A new challenge Europe faces is the return of ex-fighters and others who joined the Islamic State. According to The National, a report on Belgium reveals that if all extremists who left return to the country and remain incarcerated, one in 10 women in prison will be an ISIS fighter. This poses another threat to the region, the possibility of radicalization in prison.


The UN Security Council’s Counter-Terrorism Committee Executive Directorate has warned Europe of the “great risks” posed by returning female ISIS recruits and insisted they “urgently” examine their prosecution and rehabilitation policies.


Analysts writing in a UN report found that Europe is still very much at risk. The analysis hints at the possibility that the Islamic State may also be “monitoring political developments in Western European nations and considering attacks that would inflame domestic divisions”.

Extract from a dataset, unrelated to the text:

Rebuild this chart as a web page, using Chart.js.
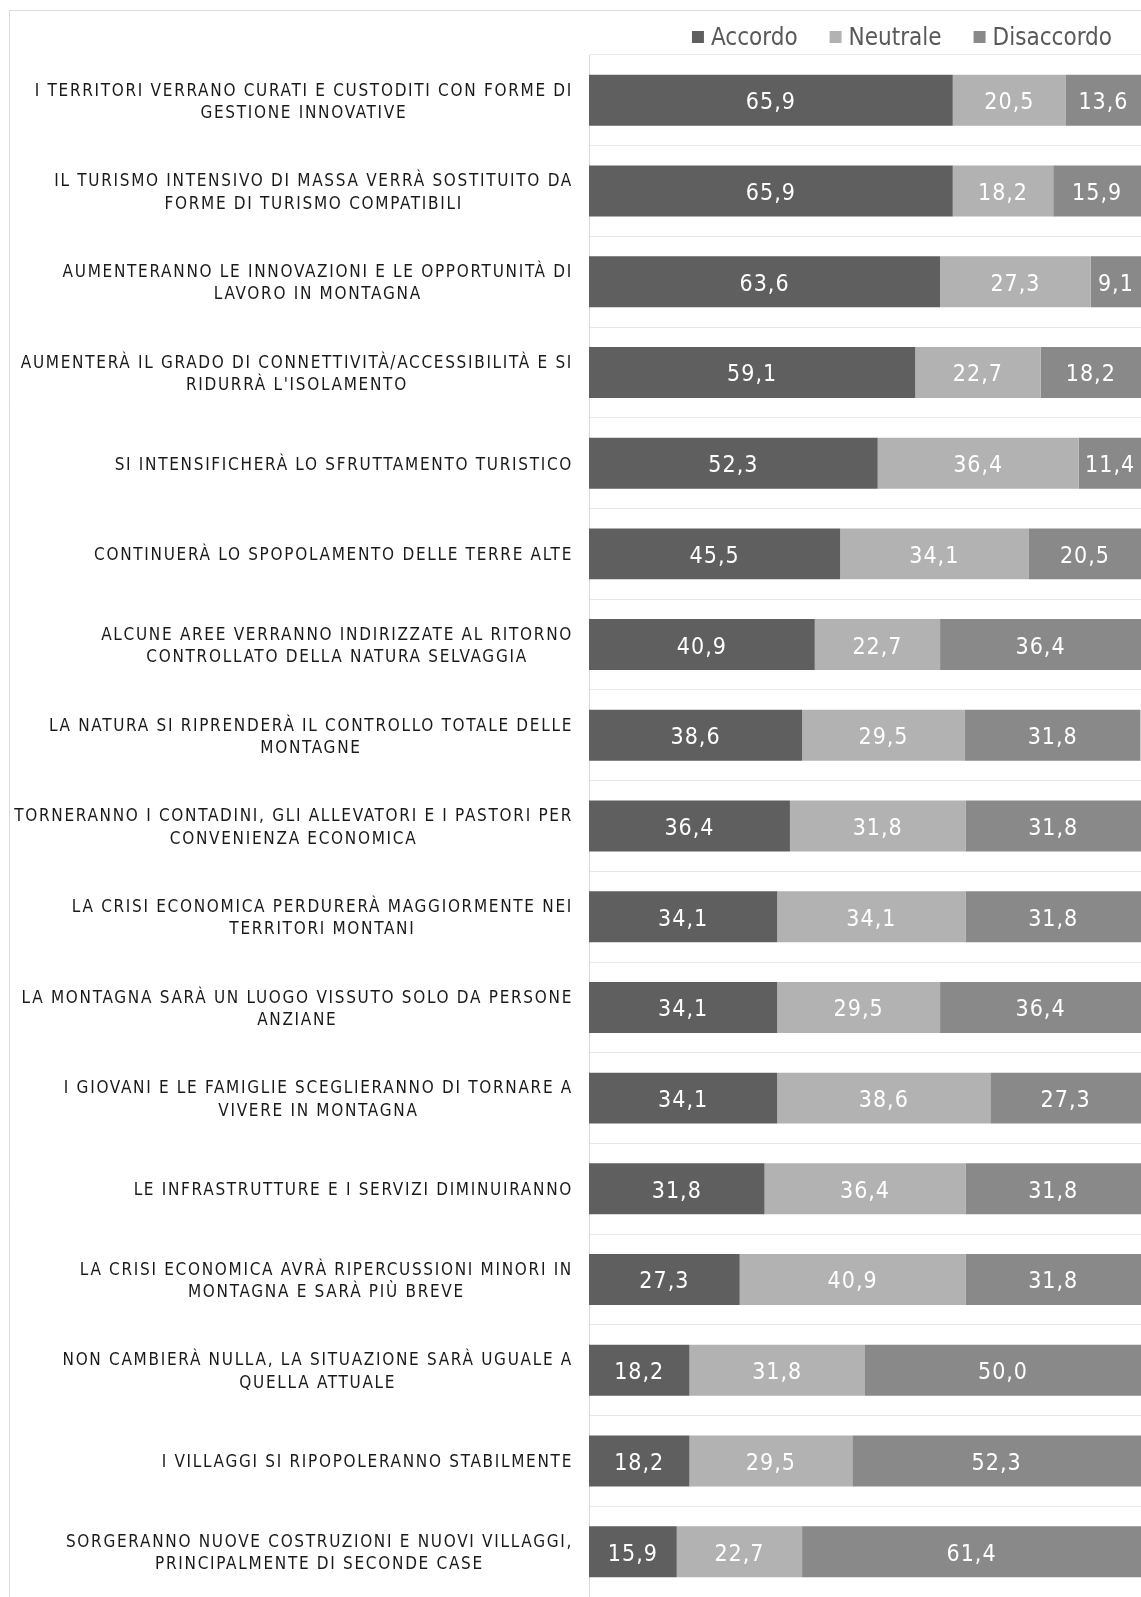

Europe’s counter-terrorism strategy, as a whole, has come leaps and bounds in the last decade. France has had a particularly aggressive approach to counter-terrorism, given the attacks it faced as a result of the Algerian Civil war in the 1990s. This has led to increased disdain from marginalized groups often at risk of radicalization. For other, less aggressive states such as Belgium and Italy, it was their support of the US campaign in Afghanistan that brought about the enmity of Europe in the eyes of jihadists.


It is for the reasons mentioned above that Europe holds a multitude of Islamic State targets, their unity as a bloc of states also means that an attack on one is an attack on them all, a more significant victory in the eyes of the Islamic state.

Government agencies have woken at the threat of the Islamist terrorism, for example, a German funding scheme for civil society non-governmental organisations (NGOs) in the counter-terrorism field started in 2015 and increased to over 100 million Euros annually in 2017.


Whilst ISIS pushes for more remote attacks and lone wolves acting on their behalf, Europe will remain at serious risk. However, the increased funding for counter-terror efforts and the ever-increasing unilateral approach to counter-terrorism will inevitably bolster Europe’s ability to tackle Islamist terrorism.